Zhang and the structural biology team at Pittsburgh found that when exposed to high concentrations of salt, the protein building blocks assemble into tubes made only of hexagons.

From further experiments they found that certain regions of the proteins interact with one another in a way that is "critical for capsid assembly and stability, and for viral infectivity," they note.

They then managed to get a rough idea of the overall shape of the capsid by taking cryo-electron tomographs of it sliced into sections.

From these results, and their own simulations of how the hexamers and pentamers might interact, Schulten and Perilla carried out a series of large-scale computer simulations.

Schulten says that they could only match the 64-million-atom capsid structure to the "diverse" experimental data using a unique approach they developed themselves that they call "molecular dynamic flexible fitting".

"You basically simulate the physical characteristics and behavior of large biological molecules but you also incorporate the data into the simulation so that the model actually drives itself toward agreement with the data," he explains.

With these techniques the researchers found that the HIV protein shell comprises 216 hexagons and 12 pentagons arranged in the way the experimental data suggested.

The proteins in the hexagons and pentagons were identical but the angles through which they attached to each other were different among different regions of the structure.

Schulten says this is what puzzled them: such a protein would have to be inherently flexible to form such a varied structure.

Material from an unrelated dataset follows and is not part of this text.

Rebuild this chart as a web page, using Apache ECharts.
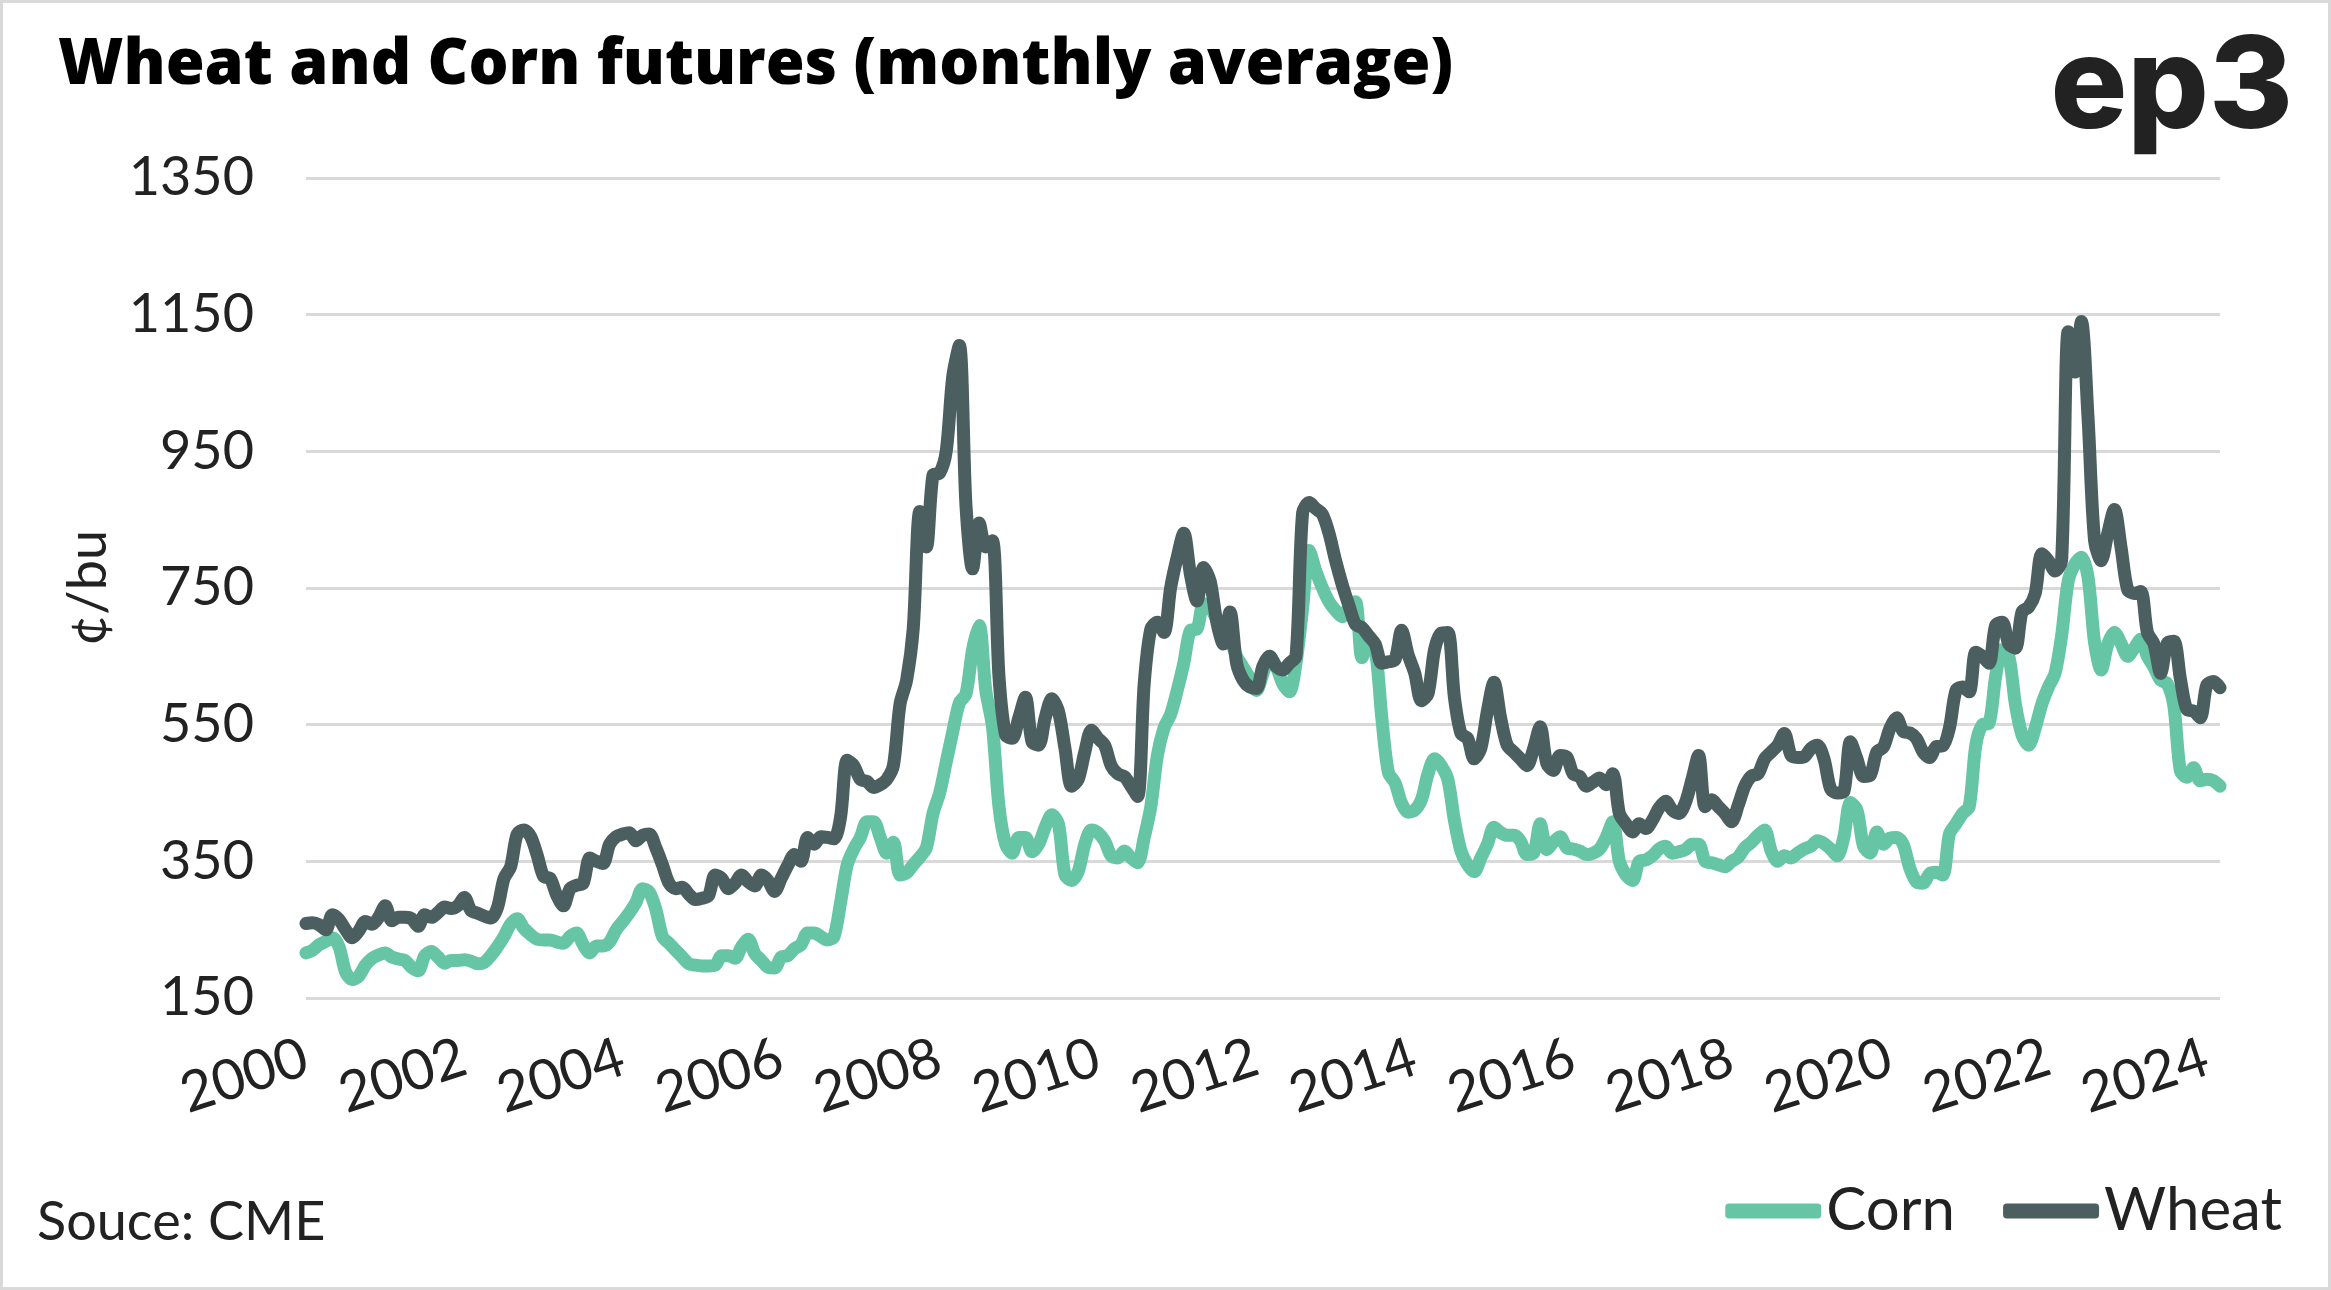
<!DOCTYPE html>
<html>
<head>
<meta charset="utf-8">
<script src="https://cdn.jsdelivr.net/npm/echarts@6/dist/echarts.min.js"></script>
<style>
html,body{margin:0;padding:0;background:#fff;}
#wrap{width:2331px;height:1290px;box-sizing:border-box;border:3px solid #d9d9d9;position:relative;background:#fff;}
#chart{position:absolute;left:-3px;top:-3px;width:2331px;height:1290px;}
</style>
</head>
<body>
<div id="wrap"><div id="chart"></div></div>
<script>
// Monthly averages, Jan 2000 – Mar 2024 (¢/bu)
const startYear = 2000;
const wheat = [
  259,260,257,250,272,265,250,238,248,262,258,268,   // 2000
  285,263,268,268,266,255,272,268,275,283,281,285,   // 2001
  297,278,274,270,267,282,325,342,390,396,387,360,   // 2002
  328,325,300,285,310,315,318,355,350,347,375,386,   // 2003
  390,392,380,388,390,370,345,318,310,312,302,294,   // 2004
  296,300,330,325,310,318,330,320,314,330,322,306,   // 2005
  325,344,360,350,385,375,386,385,383,415,498,490,   // 2006
  470,467,458,462,470,490,580,615,690,862,810,915,   // 2007
  918,950,1060,1105,870,778,845,810,819,620,535,530, // 2008
  560,590,525,520,560,588,570,515,460,470,510,542,   // 2009
  530,520,490,478,474,460,445,610,690,700,685,750,   // 2010
  795,830,770,731,780,760,700,668,715,640,615,605,   // 2011
  603,636,650,635,630,640,650,860,875,866,858,830,   // 2012
  790,755,725,697,692,680,668,640,642,645,688,652,   // 2013
  625,585,595,660,684,685,590,537,530,500,515,570,   // 2014
  612,560,520,510,500,490,515,547,493,483,505,503,   // 2015
  478,474,460,466,472,462,478,420,405,393,405,398,   // 2016
  410,428,438,425,420,436,470,505,430,440,430,420,   // 2017
  408,432,460,475,478,500,510,520,537,505,502,503,   // 2018
  515,520,500,456,450,452,525,500,474,476,510,517,   // 2019
  545,560,540,538,530,510,502,518,519,545,600,605,   // 2020
  598,656,650,640,695,700,668,662,715,722,742,800,   // 2021
  790,775,790,1125,1066,1140,1000,819,790,830,865,810, // 2022
  748,742,745,685,668,625,669,672,617,572,570,560,   // 2023
  608,613,604                                        // 2024
];
const corn = [
  216,220,228,233,238,225,188,177,182,198,208,213,   // 2000
  216,210,207,205,195,190,212,218,210,201,205,205,   // 2001
  206,204,200,202,212,225,240,258,266,252,243,236,   // 2002
  235,235,232,230,240,245,228,216,226,226,232,250,   // 2003
  262,275,290,310,305,280,240,230,220,210,200,198,   // 2004
  197,197,198,212,212,208,225,236,215,205,195,194,   // 2005
  210,212,222,228,245,245,240,235,240,290,345,368,   // 2006
  385,408,408,385,362,378,330,333,345,356,370,420,   // 2007
  450,495,540,582,595,660,695,600,548,430,375,362,   // 2008
  385,385,364,375,400,418,405,330,322,335,375,396,   // 2009
  392,380,358,355,365,355,348,385,430,505,545,565,   // 2010
  600,640,688,690,727,722,705,700,675,650,634,618,   // 2011
  600,625,650,635,610,598,640,720,805,775,750,730,   // 2012
  717,708,722,730,648,670,660,560,480,465,435,422,   // 2013
  425,440,478,500,490,470,410,365,345,335,355,375,   // 2014
  400,392,388,388,380,360,362,405,367,378,386,370,   // 2015
  368,365,360,362,368,385,408,350,330,322,350,352,   // 2016
  358,368,372,362,364,367,375,375,350,348,345,342,   // 2017
  350,356,370,378,388,396,365,350,358,355,362,368,   // 2018
  372,380,376,368,358,385,436,425,372,362,393,375,   // 2019
  384,385,375,340,320,318,332,334,330,390,405,420,   // 2020
  430,520,550,552,620,660,650,580,535,520,545,580,   // 2021
  605,625,680,760,785,795,766,670,630,668,685,669,   // 2022
  650,662,675,650,634,615,610,578,482,473,487,468,   // 2023
  470,468,460                                        // 2024
];
const yTicks = [150, 350, 550, 750, 950, 1150, 1350];

const months = [];
for (let i = 0; i < wheat.length; i++) {
  const y = startYear + Math.floor(i / 12);
  const m = (i % 12) + 1;
  months.push(y + '-' + (m < 10 ? '0' + m : m));
}

const FONT = 'Lato, "Noto Sans", sans-serif';
const chart = echarts.init(document.getElementById('chart'), null, {renderer: 'canvas'});
chart.setOption({
  backgroundColor: 'transparent',
  animation: false,
  title: {
    text: 'Wheat and Corn futures (monthly average)',
    left: 58, top: 35, padding: 0,
    textStyle: {fontFamily: '"Open Sans", Lato, sans-serif', fontWeight: 800, fontSize: 63, color: '#000'}
  },
  legend: {
    data: ['Corn', 'Wheat'],
    right: 44, top: 1176,
    icon: 'roundRect',
    itemWidth: 96, itemHeight: 15, itemGap: 48,
    textStyle: {fontFamily: FONT, fontSize: 60, color: '#222', padding: [0, 0, 0, 0]}
  },
  grid: {left: 306, right: 111, top: 178, bottom: 292, containLabel: false},
  xAxis: {
    type: 'category',
    data: months,
    boundaryGap: false,
    axisLine: {show: false},
    axisTick: {show: false},
    splitLine: {show: false},
    axisLabel: {
      interval: function (idx) { return idx % 24 === 0; },
      formatter: function (v) { return v.slice(0, 4); },
      rotate: 18, margin: 58,
      fontFamily: FONT, fontSize: 56, color: '#222'
    }
  },
  yAxis: {
    type: 'value',
    min: yTicks[0], max: yTicks[yTicks.length - 1], interval: 200,
    name: '¢/bu', nameLocation: 'middle', nameRotate: 90, nameGap: 190,
    nameTextStyle: {fontFamily: FONT, fontSize: 54, color: '#222'},
    axisLine: {show: false},
    axisTick: {show: false},
    splitLine: {lineStyle: {color: '#d9d9d9', width: 3}},
    axisLabel: {
      margin: 52, fontFamily: FONT, fontSize: 54, color: '#222',
      formatter: function (v) { return String(v); }
    }
  },
  series: [
    {
      name: 'Corn', type: 'line', data: corn, smooth: 0.3, symbol: 'none',
      color: '#65c5a5',
      lineStyle: {width: 13, color: '#65c5a5', cap: 'round', join: 'round'}
    },
    {
      name: 'Wheat', type: 'line', data: wheat, smooth: 0.3, symbol: 'none',
      color: '#4b5f60',
      lineStyle: {width: 13, color: '#4b5f60', cap: 'round', join: 'round'}
    }
  ],
  graphic: [
    {
      type: 'text', right: 38, top: 26,
      style: {text: 'ep3', fontFamily: 'Inter, Lato, sans-serif', fontWeight: 800, fontSize: 128, fill: '#222'}
    },
    {
      type: 'text', left: 37, top: 1196,
      style: {text: 'Souce: CME', fontFamily: FONT, fontSize: 54, fill: '#222'}
    }
  ]
});
</script>
</body>
</html>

By having pentagons as well as hexagons, the capsid can form a closed structure, explain the researchers, describing the property the pentagons bring as "induced acute surface curvature". (A quick look at the structure of fullerenes, or even soccer balls for that matter, and you get an idea of what they are talking about).

Schulten says that knowing more about the detailed structure of the HIV capsid will help researchers understand how it functions, and this helps drug developers work out how to disrupt those functions.

He explains how the HIV capsid has to perform two opposing functions. It has to remain intact to protect its genetic material, but it also has to be able to release it in a timely manner once inside the host cell so it can replicate.

"That has to happen with really good timing - too quick is not good, too slow is not good. And this is a moment when you can throw a wrench into the system," says Schulten.

"The timing of the opening of the capsid is essential for the degree of virulence of the virus. This is where we could perhaps best interfere with HIV infection," he adds.

Funds for the study came from the National Institute of General Medical Sciences at the National Institutes of Health and the National Science Foundation, which also funds the Blue Waters supercomputer.

Earlier this year, scientists in the UK developed a vaccine against foot and mouth disease that uses a synthetic virus capsid to provoke an immune response.

To determine the structure of that virus shell, and identify mutations that would improve it, they used Diamond Light Source, the UK's national synchrotron facility.